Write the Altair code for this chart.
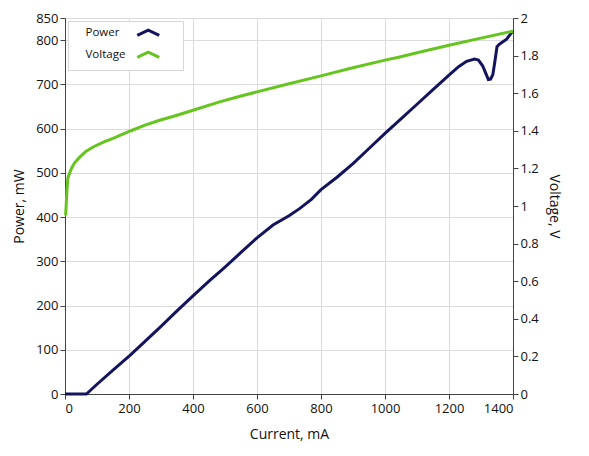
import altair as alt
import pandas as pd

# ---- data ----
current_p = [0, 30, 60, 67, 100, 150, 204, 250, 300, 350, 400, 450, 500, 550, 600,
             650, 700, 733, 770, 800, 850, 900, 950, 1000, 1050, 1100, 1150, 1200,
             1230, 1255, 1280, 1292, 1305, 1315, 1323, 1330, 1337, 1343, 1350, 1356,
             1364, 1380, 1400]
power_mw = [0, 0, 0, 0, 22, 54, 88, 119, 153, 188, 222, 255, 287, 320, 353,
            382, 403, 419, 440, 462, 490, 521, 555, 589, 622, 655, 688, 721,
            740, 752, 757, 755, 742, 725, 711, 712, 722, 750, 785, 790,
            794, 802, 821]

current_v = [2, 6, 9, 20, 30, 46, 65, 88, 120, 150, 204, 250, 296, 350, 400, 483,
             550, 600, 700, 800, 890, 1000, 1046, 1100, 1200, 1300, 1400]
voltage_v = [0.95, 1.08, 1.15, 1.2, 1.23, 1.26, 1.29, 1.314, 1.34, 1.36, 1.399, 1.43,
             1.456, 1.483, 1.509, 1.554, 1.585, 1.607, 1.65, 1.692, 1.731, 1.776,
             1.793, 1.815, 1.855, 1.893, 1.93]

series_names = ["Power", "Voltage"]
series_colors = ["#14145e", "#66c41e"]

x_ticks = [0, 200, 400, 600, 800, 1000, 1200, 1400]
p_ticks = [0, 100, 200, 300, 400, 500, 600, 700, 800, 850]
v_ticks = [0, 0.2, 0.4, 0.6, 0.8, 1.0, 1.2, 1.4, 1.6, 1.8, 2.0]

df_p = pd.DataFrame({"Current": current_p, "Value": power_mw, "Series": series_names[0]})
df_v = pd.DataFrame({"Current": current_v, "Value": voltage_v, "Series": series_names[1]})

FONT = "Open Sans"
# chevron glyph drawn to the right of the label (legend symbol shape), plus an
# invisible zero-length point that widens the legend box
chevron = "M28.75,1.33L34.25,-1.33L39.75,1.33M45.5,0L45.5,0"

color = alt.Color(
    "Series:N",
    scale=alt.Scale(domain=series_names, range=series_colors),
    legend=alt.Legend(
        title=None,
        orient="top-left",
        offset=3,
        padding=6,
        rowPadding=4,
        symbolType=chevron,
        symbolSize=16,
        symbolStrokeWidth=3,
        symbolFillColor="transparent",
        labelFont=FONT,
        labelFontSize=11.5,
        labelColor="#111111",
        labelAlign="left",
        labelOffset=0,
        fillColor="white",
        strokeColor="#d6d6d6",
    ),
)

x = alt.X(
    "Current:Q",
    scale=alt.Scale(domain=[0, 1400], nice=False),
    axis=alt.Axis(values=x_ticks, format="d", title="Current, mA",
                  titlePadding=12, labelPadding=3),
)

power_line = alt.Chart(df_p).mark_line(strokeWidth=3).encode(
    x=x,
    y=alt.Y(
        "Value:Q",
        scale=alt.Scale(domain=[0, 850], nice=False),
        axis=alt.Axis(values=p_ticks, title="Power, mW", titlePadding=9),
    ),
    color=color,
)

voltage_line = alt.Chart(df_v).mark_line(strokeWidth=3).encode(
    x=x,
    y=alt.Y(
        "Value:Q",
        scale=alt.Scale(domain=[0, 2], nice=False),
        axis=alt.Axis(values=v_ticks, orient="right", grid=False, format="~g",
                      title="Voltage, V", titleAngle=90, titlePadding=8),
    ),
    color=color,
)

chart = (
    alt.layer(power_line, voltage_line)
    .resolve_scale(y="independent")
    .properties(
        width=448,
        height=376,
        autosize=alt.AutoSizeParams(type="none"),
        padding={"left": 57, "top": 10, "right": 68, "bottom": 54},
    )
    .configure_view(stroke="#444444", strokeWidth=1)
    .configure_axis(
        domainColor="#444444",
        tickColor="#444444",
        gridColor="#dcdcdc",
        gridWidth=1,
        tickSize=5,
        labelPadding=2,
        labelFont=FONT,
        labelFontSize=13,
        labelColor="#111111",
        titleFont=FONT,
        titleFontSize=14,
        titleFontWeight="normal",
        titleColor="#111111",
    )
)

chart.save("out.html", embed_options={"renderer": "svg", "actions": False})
---
- _WHAT IS EXPECTED_:
Transcribe the opening line of the listing above, please, and every line after it through the line with "1.6, 1.8, 2.0]", word for word, without pictures.

- _SOLUTION FOR THIS TASK_:
Write the Altair code for this chart.
import altair as alt
import pandas as pd

# ---- data ----
current_p = [0, 30, 60, 67, 100, 150, 204, 250, 300, 350, 400, 450, 500, 550, 600,
             650, 700, 733, 770, 800, 850, 900, 950, 1000, 1050, 1100, 1150, 1200,
             1230, 1255, 1280, 1292, 1305, 1315, 1323, 1330, 1337, 1343, 1350, 1356,
             1364, 1380, 1400]
power_mw = [0, 0, 0, 0, 22, 54, 88, 119, 153, 188, 222, 255, 287, 320, 353,
            382, 403, 419, 440, 462, 490, 521, 555, 589, 622, 655, 688, 721,
            740, 752, 757, 755, 742, 725, 711, 712, 722, 750, 785, 790,
            794, 802, 821]

current_v = [2, 6, 9, 20, 30, 46, 65, 88, 120, 150, 204, 250, 296, 350, 400, 483,
             550, 600, 700, 800, 890, 1000, 1046, 1100, 1200, 1300, 1400]
voltage_v = [0.95, 1.08, 1.15, 1.2, 1.23, 1.26, 1.29, 1.314, 1.34, 1.36, 1.399, 1.43,
             1.456, 1.483, 1.509, 1.554, 1.585, 1.607, 1.65, 1.692, 1.731, 1.776,
             1.793, 1.815, 1.855, 1.893, 1.93]

series_names = ["Power", "Voltage"]
series_colors = ["#14145e", "#66c41e"]

x_ticks = [0, 200, 400, 600, 800, 1000, 1200, 1400]
p_ticks = [0, 100, 200, 300, 400, 500, 600, 700, 800, 850]
v_ticks = [0, 0.2, 0.4, 0.6, 0.8, 1.0, 1.2, 1.4, 1.6, 1.8, 2.0]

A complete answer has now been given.